The following editorial appeared in the San Diego Union-Tribune:
IT wasn't broke, so why "fix" it? That's how Federal Communications Commission Chairman Ajit Pai, the University of Chicago-trained lawyer who is a passionate apostle of free-market capitalism, frames his push to repeal "net neutrality" rules for internet service providers (ISPs) adopted by the FCC in 2015. The rules ensure that ISPs can't arbitrarily decide which websites load faster or slower, nor can they impose a surcharge allowing websites to load faster.
"President Clinton got it right in 1996 when he established a free market-based approach to this new thing called the internet," Pai told NPR. "We saw companies like Facebook and Amazon and Google become global powerhouses precisely because we had light-touch rules."
Pai was appointed chairman of the FCC by President Donald Trump in January after serving as an FCC commissioner since 2012. He appears to have the votes to repeal net neutrality and replace it with his Restoring Internet Freedom Order plan, under which ISPs could charge websites and applications extra for faster loading, so long as they disclosed what they were doing. Pai's plan would also move the authority to handle enforcement of proper ISP behavior back to the Federal Trade Commission, where it resided until 2015.
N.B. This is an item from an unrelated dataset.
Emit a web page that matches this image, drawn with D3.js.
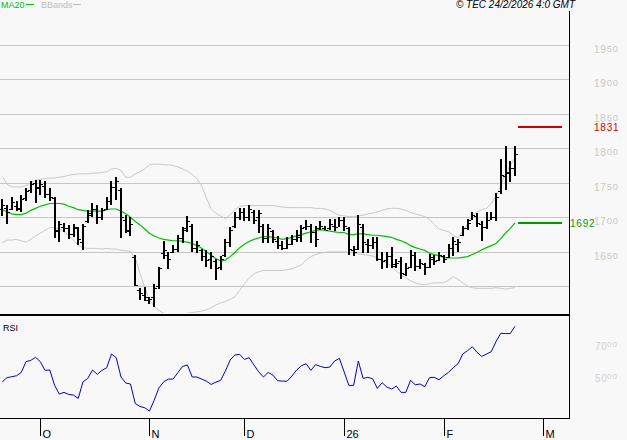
<!DOCTYPE html>
<html><head><meta charset="utf-8">
<script src="https://cdn.jsdelivr.net/npm/d3@7"></script>
<style>html,body{margin:0;padding:0;background:#f8f8f8;}svg{display:block;}</style>
</head><body><svg id="c" width="627" height="440"></svg>
<script>
const highs=[1726,1718,1729,1723,1732,1743,1752,1754,1754,1752,1742,1729,1695,1692,1689,1691,1686,1691,1710,1721,1718,1713,1729,1753,1758,1742,1703,1701,1645,1597,1599,1585,1604,1628,1665,1650,1660,1674,1686,1702,1690,1665,1654,1653,1650,1639,1644,1669,1686,1707,1713,1713,1718,1711,1711,1690,1690,1681,1673,1665,1671,1674,1681,1689,1696,1691,1687,1694,1687,1697,1698,1700,1700,1686,1658,1703,1690,1668,1671,1671,1650,1650,1657,1639,1643,1634,1652,1649,1639,1634,1647,1645,1649,1645,1661,1672,1668,1687,1697,1707,1706,1694,1707,1707,1735,1785,1803,1781,1803];
const lows=[1701,1691,1710,1708,1707,1724,1735,1721,1732,1727,1723,1669,1664,1679,1669,1672,1660,1653,1691,1701,1690,1696,1710,1718,1725,1669,1677,1674,1600,1580,1578,1575,1570,1596,1639,1626,1648,1649,1663,1679,1649,1647,1636,1628,1626,1609,1624,1643,1657,1684,1696,1694,1695,1691,1678,1663,1663,1662,1654,1652,1653,1660,1663,1665,1681,1663,1657,1681,1681,1681,1681,1685,1679,1645,1643,1652,1648,1647,1654,1636,1626,1627,1627,1626,1611,1615,1626,1621,1624,1617,1626,1631,1636,1633,1640,1644,1649,1672,1681,1695,1686,1665,1682,1695,1694,1735,1739,1751,1760];
const opens=[1712,1714,1712,1716,1714,1728,1740,1750,1742,1746,1734,1728,1680,1686,1684,1676,1684,1664,1694,1706,1712,1700,1712,1724,1744,1740,1696,1680,1642,1594,1588,1580,1584,1600,1648,1646,1650,1654,1670,1684,1688,1656,1652,1644,1640,1636,1628,1646,1664,1688,1700,1708,1700,1708,1700,1688,1670,1680,1666,1660,1656,1662,1668,1672,1686,1688,1678,1684,1684,1684,1688,1686,1696,1684,1652,1654,1686,1662,1660,1664,1640,1638,1644,1632,1636,1618,1628,1646,1630,1632,1628,1640,1638,1644,1642,1656,1662,1674,1684,1696,1702,1690,1686,1696,1700,1738,1760,1766,1772];
const closes=[1718,1708,1722,1712,1726,1738,1748,1744,1748,1734,1730,1682,1690,1684,1676,1686,1668,1688,1704,1712,1700,1710,1724,1744,1752,1700,1682,1690,1602,1590,1584,1582,1598,1626,1652,1640,1654,1670,1682,1694,1656,1660,1644,1638,1644,1626,1640,1664,1682,1700,1708,1700,1712,1696,1706,1670,1684,1668,1660,1656,1662,1668,1674,1684,1688,1678,1668,1688,1682,1690,1686,1696,1688,1654,1650,1690,1664,1660,1664,1640,1636,1644,1630,1634,1620,1626,1646,1630,1634,1628,1642,1636,1646,1640,1656,1666,1664,1684,1692,1704,1692,1686,1696,1700,1730,1762,1764,1772,1792];
const ma20=[1711,1708,1705,1704,1704,1706,1710,1713,1716,1718,1720,1720,1720,1719,1716,1714,1711,1710,1709,1709,1709,1709,1711,1712,1712,1709,1705,1700,1694,1689,1683,1677,1673,1670,1668,1667,1666,1666,1665,1664,1662,1659,1655,1650,1645,1640,1637,1638,1643,1649,1656,1661,1665,1668,1670,1672,1672,1671,1670,1668,1669,1671,1673,1675,1677,1679,1681,1682,1681,1680,1679,1678,1678,1675,1675,1676,1676,1675,1674,1674,1673,1672,1671,1668,1666,1663,1659,1656,1654,1652,1648,1646,1644,1642,1641,1641,1641,1642,1643,1646,1649,1653,1656,1659,1662,1669,1677,1684,1692];
const bbUpper=[1759,1748,1744,1744,1744,1746,1750,1754,1755,1756,1757,1757,1758,1759,1761,1762,1763,1763,1763,1764,1764,1765,1766,1770,1771,1768,1758,1758,1763,1766,1770,1776,1777,1777,1776,1776,1775,1773,1770,1767,1762,1756,1745,1728,1712,1706,1702,1698,1704,1711,1716,1717,1717,1717,1717,1717,1717,1717,1716,1715,1714,1714,1714,1714,1714,1714,1713,1713,1712,1710,1706,1703,1702,1701,1701,1702,1703,1705,1706,1708,1710,1712,1713,1713,1712,1710,1707,1705,1703,1701,1697,1690,1683,1681,1679,1674,1670,1680,1690,1703,1708,1711,1713,1720,1731,1745,1763,1775,1786];
const bbLower=[1663,1667,1667,1668,1666,1664,1668,1673,1677,1681,1685,1685,1683,1679,1673,1667,1659,1656,1655,1655,1655,1654,1655,1654,1654,1652,1652,1650,1641,1619,1599,1580,1571,1565,1561,1558,1557,1558,1559,1561,1562,1563,1564,1566,1569,1573,1576,1578,1581,1585,1594,1604,1612,1618,1621,1623,1623,1623,1623,1623,1624,1625,1628,1631,1638,1643,1646,1648,1649,1650,1650,1650,1650,1649,1648,1647,1646,1645,1644,1641,1637,1634,1629,1622,1617,1612,1608,1605,1603,1602,1604,1605,1605,1605,1609,1614,1610,1605,1600,1598,1597,1597,1597,1597,1598,1597,1596,1597,1598];
const rsi=[45.1,47.7,48.3,48.9,51.0,57.8,58.6,60.5,57.8,52.3,52.5,43.0,37.3,38.4,37.1,36.7,34.6,45.1,47.2,52.5,49.8,52.3,54.0,62.6,60.3,48.1,44.3,43.7,31.4,29.5,28.7,26.6,33.5,41.3,45.1,46.8,46.8,51.0,54.8,55.7,48.1,48.1,46.8,45.5,43.4,44.9,46.0,51.9,58.8,62.0,62.4,59.2,60.3,55.7,51.4,48.1,51.0,49.3,45.8,45.5,45.5,48.7,52.5,55.2,56.5,52.3,55.9,54.8,54.0,54.4,58.2,59.9,51.4,42.8,42.8,58.2,47.2,47.9,47.0,40.9,44.5,41.8,40.5,42.4,38.4,38.4,46.0,43.2,43.7,42.0,47.7,47.9,46.4,48.9,51.0,54.0,56.5,62.6,64.7,67.2,63.7,61.1,62.6,64.1,70.4,75.7,75.5,75.5,80.1];
const priceTicks=[1650,1700,1750,1800,1850,1900,1950];
const priceGrid=[1600,1650,1700,1750,1800,1850,1900,1950];
const rsiTicks=[50,70];
const monthTickIdx=[8,31,51,72,93,114];
const monthLabels=["O","N","D","26","F","M"];
const levels=[{v:1831,c:"#cc0000"},{v:1692,c:"#009900"}];

const svg=d3.select("#c");
svg.append("rect").attr("width",627).attr("height",440).attr("fill","#f8f8f8");
const x=d3.scaleLinear().domain([0,108]).range([2.3,515]);
const y=d3.scaleLinear().domain([1600,1800]).range([286.3,148.3]);
const yr=d3.scaleLinear().domain([50,70]).range([374,342.3]);
const font="'Liberation Sans', Arial, sans-serif";

const defs=svg.append("defs");
defs.append("clipPath").attr("id","cp").append("rect").attr("x",0).attr("y",11).attr("width",569).attr("height",302);
defs.append("clipPath").attr("id","cr").append("rect").attr("x",0).attr("y",317).attr("width",569).attr("height",101);

// grid
svg.append("g").selectAll("line").data(priceGrid).join("line")
  .attr("x1",0).attr("x2",569).attr("y1",d=>Math.round(y(d))+0.5).attr("y2",d=>Math.round(y(d))+0.5)
  .attr("stroke","#c6c6c6").attr("stroke-width",1);

const pg=svg.append("g").attr("clip-path","url(#cp)");
const line=arr=>d3.line().x((d,i)=>x(i)).y(d=>y(d))(arr);
pg.append("path").attr("d",line(bbUpper)).attr("fill","none").attr("stroke","#c8c8c8").attr("stroke-width",1);
pg.append("path").attr("d",line(bbLower)).attr("fill","none").attr("stroke","#c8c8c8").attr("stroke-width",1);
pg.append("path").attr("d",line(ma20)).attr("fill","none").attr("stroke","#00c000").attr("stroke-width",1.2);

const bars=pg.append("g").attr("shape-rendering","crispEdges");
highs.forEach((h,i)=>{
  const cx=Math.round(x(i));
  bars.append("rect").attr("x",cx-1).attr("width",2).attr("y",Math.round(y(h))).attr("height",Math.max(1,Math.round(y(lows[i])-y(h)))).attr("fill","#000");
  bars.append("rect").attr("x",cx-3).attr("width",2).attr("y",Math.round(y(opens[i]))).attr("height",1).attr("fill","#000");
  bars.append("rect").attr("x",cx+1).attr("width",2).attr("y",Math.round(y(closes[i]))).attr("height",1).attr("fill","#000");
});

// level lines
levels.forEach(l=>{
  svg.append("rect").attr("x",518).attr("width",44).attr("y",Math.round(y(l.v))-1).attr("height",2).attr("fill",l.c);
});
svg.append("text").attr("x",594).attr("y",y(1831)+4.5).attr("fill","#cc0000").attr("font-family",font).attr("font-size",10).attr("letter-spacing",0.8).text("1831");
svg.append("text").attr("x",570).attr("y",y(1692)+4.5).attr("fill","#009900").attr("font-family",font).attr("font-size",10).attr("letter-spacing",0.8).text("1692");

// price labels
const pl=svg.append("g");
priceTicks.forEach(t=>{
  const s=String(t);
  const tx=pl.append("text").attr("x",594).attr("y",y(t)+8).attr("fill","#c8c8c8").attr("font-family",font).attr("font-size",10).attr("letter-spacing",0.8);
  tx.append("tspan").text(s.slice(0,2));
  tx.append("tspan").attr("dy",-1).attr("font-size",9.5).text(s.slice(2));
});

// frame
svg.append("rect").attr("x",569).attr("y",11).attr("width",1).attr("height",407).attr("fill","#000");
svg.append("rect").attr("x",0).attr("y",314).attr("width",570).attr("height",2).attr("fill","#000");
svg.append("rect").attr("x",0).attr("y",418).attr("width",570).attr("height",1).attr("fill","#000");

// RSI
svg.append("text").attr("x",3).attr("y",331).attr("font-family",font).attr("font-size",9).attr("fill","#000").text("RSI");
svg.append("g").attr("clip-path","url(#cr)").append("path")
  .attr("d",d3.line().x((d,i)=>x(i)).y(d=>yr(d))(rsi)).attr("fill","none").attr("stroke","#0000cc").attr("stroke-width",1);
rsiTicks.forEach(t=>{
  const tx=svg.append("text").attr("x",595).attr("y",yr(t)+8).attr("fill","#d0d0d0").attr("font-family",font).attr("font-size",10).attr("letter-spacing",0.6);
  tx.append("tspan").text(String(t));
  tx.append("tspan").attr("dy",-3).attr("font-size",8).text("00");
});

// x axis
const xa=svg.append("g").attr("shape-rendering","crispEdges");
monthTickIdx.forEach((m,k)=>{
  const tx=Math.round(x(m))+0.5;
  xa.append("line").attr("x1",tx).attr("x2",tx).attr("y1",419).attr("y2",436).attr("stroke","#000");
  svg.append("text").attr("x",tx+2).attr("y",438).attr("font-family",font).attr("font-size",11).attr("fill","#000").text(monthLabels[k]);
});

// legend
svg.append("text").attr("x",1).attr("y",8).attr("font-family",font).attr("font-size",9).attr("fill","#00bb00").text("MA20");
svg.append("rect").attr("x",26).attr("y",4).attr("width",8).attr("height",1).attr("fill","#00bb00");
svg.append("text").attr("x",41).attr("y",8).attr("font-family",font).attr("font-size",9).attr("fill","#bdbdbd").text("BBands");
svg.append("rect").attr("x",73).attr("y",4).attr("width",8).attr("height",1).attr("fill","#bdbdbd");
svg.append("text").attr("x",575).attr("y",8).attr("text-anchor","end").attr("font-family",font).attr("font-style","italic").attr("font-size",10).attr("fill","#000").text("\u00a9 TEC 24/2/2026 4:0 GMT");
</script></body></html>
But there is a fundamental problem with Pai's argument. Yes, it's true that the free market and a lack of regulation did allow the internet to flourish. But 2017 isn't like 1997 or even 2007. Instead of being an anything-goes Wild West, internet service is increasingly monopolistic.
In 2015, the fact that 55 percent of consumers had only one option for high-speed internet to download movies and music was the most powerful argument for net neutrality.
Two years later, Americans are more reliant than ever on high-speed streaming -- and ISPs are not just getting more involved in creating content, they are beginning to become dominant sources.
Comcast -- the nation's largest provider of broadband service -- owns NBCUniversal, which churns out TV series and movies and also owns MSNBC, CNBC, the Golf Channel, E! and USA Network.
Comcast rival AT&T is seeking to buy Time Warner and get hold of its vast TV and film production assets as well as its CNN, TNT, TBS and Cartoon Network cable channels. While the Trump administration opposes and may be able to block the AT&T purchase, the trend of broadband providers seeking to own the content they stream is sure to continue.
That this creates immense, inherent conflicts of interest doesn't bother Pai. But it should bother anyone who values Americans' reliable, guaranteed, consistent access to the internet. That's especially so given Comcast's history of unethical behavior. In 2008, it was rebuked by the FCC for blocking and impeding internet access for customers using the BitTorrent file-sharing service -- and for lying about its interference until it became undeniable.
Pai has defenders among economists like Tyler Cowen who don't believe scrapping net neutrality will lead to "nightmare or dystopian scenarios." But it's difficult to see Comcast's past behavior and expect good things to happen in the parts of the nation in which Comcast is the only high-speed broadband option for millions of customers -- and the company can put its thumb on the scale to help or hurt select websites or apps. This is not a corporation that can automatically be trusted to do the right thing under the "light-touch rules" that Pai touts.
With society's reliance on digital data (telemedicine, anyone?), the internet has become a core utility akin to water or electricity. Americans wouldn't tolerate a water grid or power grid that played favorites. It would be a dangerous gamble for the FCC to do so with internet service.